> _Task requirements_:
Count every line of the material that holds the string "chart". Respond with the total only.

> _Records for processing_:
[start]

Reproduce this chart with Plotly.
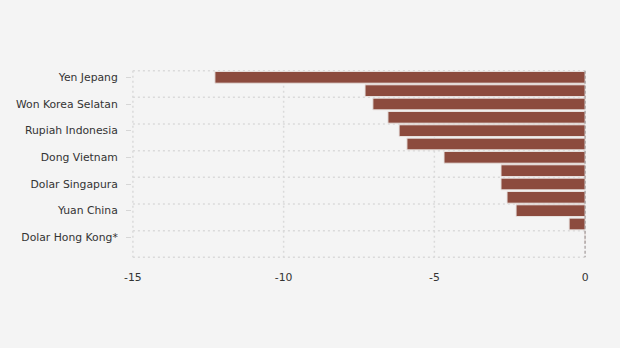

[end]
[start]

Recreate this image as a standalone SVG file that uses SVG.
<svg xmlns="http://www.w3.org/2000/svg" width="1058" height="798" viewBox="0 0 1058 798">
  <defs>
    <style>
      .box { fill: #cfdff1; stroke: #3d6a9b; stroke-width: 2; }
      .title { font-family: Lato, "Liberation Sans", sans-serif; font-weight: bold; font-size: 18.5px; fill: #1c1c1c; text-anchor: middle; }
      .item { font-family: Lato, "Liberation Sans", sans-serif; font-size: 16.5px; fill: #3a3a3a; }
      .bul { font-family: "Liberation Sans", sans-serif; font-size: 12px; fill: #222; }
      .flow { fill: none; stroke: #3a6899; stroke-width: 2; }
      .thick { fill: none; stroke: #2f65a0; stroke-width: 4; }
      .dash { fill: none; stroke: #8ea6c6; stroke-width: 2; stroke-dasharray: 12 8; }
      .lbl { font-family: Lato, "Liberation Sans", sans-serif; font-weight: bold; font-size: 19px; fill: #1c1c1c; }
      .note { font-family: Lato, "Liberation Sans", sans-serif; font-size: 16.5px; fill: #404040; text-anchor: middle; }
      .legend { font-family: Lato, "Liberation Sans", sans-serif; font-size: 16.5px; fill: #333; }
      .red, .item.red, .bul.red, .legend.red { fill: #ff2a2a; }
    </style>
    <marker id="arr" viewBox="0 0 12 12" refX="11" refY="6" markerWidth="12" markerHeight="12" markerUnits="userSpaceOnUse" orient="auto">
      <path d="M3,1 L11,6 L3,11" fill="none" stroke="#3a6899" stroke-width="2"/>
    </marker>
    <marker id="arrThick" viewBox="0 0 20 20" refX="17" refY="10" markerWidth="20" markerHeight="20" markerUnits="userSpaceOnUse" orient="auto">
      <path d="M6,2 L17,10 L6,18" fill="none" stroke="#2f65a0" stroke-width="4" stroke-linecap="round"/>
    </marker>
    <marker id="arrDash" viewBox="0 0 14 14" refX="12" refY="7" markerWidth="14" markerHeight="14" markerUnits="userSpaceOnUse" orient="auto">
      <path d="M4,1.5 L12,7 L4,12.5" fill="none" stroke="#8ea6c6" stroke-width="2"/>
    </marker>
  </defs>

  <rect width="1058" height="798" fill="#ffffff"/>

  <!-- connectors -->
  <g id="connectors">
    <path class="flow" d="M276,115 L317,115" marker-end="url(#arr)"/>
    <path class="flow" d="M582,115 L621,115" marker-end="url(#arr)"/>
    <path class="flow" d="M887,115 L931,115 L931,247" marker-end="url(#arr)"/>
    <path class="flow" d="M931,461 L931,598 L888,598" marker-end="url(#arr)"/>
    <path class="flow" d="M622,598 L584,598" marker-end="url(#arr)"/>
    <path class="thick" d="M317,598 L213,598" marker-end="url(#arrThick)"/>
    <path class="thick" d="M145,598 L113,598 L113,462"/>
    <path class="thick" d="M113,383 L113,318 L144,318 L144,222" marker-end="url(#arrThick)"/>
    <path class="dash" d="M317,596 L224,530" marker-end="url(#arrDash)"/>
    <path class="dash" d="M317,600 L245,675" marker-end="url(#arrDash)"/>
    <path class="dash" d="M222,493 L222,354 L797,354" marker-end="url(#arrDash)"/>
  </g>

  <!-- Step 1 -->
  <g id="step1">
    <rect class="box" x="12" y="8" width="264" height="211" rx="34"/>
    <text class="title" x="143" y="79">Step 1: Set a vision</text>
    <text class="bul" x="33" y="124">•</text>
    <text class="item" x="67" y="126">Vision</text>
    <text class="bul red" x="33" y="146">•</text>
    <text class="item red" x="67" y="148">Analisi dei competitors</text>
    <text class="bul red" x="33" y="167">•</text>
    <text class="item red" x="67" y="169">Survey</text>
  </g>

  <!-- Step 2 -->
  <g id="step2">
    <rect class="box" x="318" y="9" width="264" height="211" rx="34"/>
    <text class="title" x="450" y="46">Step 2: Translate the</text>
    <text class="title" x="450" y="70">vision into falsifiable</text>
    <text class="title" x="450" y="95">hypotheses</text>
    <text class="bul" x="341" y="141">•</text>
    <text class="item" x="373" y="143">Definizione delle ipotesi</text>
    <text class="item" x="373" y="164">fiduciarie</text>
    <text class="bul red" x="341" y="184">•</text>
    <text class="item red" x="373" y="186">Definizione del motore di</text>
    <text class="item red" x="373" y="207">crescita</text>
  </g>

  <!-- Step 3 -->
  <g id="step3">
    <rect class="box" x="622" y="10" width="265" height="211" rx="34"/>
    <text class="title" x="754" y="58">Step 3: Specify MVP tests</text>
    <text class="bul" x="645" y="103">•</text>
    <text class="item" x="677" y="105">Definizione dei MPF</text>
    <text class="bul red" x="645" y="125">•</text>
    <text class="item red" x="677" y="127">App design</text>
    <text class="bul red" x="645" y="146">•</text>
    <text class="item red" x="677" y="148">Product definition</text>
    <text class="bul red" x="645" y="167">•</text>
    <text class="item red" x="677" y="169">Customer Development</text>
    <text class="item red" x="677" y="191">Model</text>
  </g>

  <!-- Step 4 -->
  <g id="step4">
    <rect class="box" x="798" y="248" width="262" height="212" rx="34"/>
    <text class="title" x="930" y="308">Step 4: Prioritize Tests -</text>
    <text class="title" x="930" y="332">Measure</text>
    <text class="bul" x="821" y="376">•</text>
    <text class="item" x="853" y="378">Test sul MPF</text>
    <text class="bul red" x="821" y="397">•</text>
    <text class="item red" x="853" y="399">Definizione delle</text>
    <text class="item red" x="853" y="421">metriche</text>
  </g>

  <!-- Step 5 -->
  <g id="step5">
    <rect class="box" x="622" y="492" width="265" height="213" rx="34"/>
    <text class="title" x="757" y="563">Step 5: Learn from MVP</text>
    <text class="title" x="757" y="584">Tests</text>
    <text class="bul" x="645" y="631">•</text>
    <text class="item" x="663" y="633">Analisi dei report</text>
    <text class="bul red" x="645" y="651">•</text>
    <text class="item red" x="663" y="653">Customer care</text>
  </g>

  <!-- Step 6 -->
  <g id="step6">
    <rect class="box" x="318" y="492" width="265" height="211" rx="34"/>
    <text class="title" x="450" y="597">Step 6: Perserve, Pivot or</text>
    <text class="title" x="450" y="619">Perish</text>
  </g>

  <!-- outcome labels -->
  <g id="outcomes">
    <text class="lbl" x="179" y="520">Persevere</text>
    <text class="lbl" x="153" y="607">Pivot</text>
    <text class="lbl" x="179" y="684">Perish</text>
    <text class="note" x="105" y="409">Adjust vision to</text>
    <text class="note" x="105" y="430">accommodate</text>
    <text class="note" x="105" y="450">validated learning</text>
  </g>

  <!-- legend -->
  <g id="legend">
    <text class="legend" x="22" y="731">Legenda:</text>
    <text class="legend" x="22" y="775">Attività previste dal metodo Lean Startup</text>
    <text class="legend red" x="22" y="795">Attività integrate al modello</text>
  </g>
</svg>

[end]
[start]

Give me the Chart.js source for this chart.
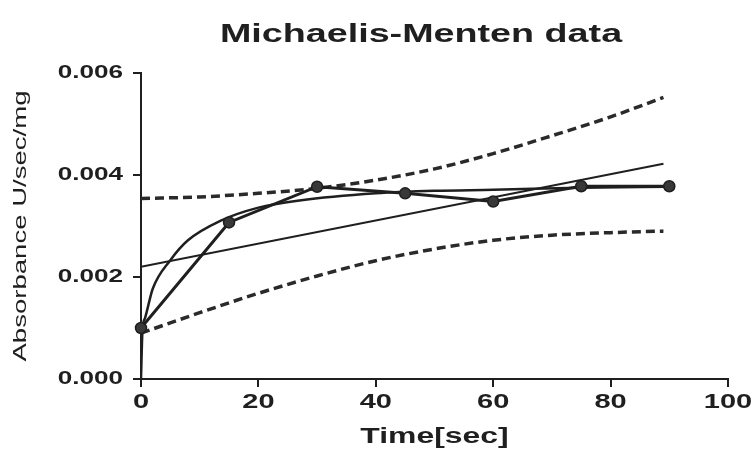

[end]

> _Response_:
2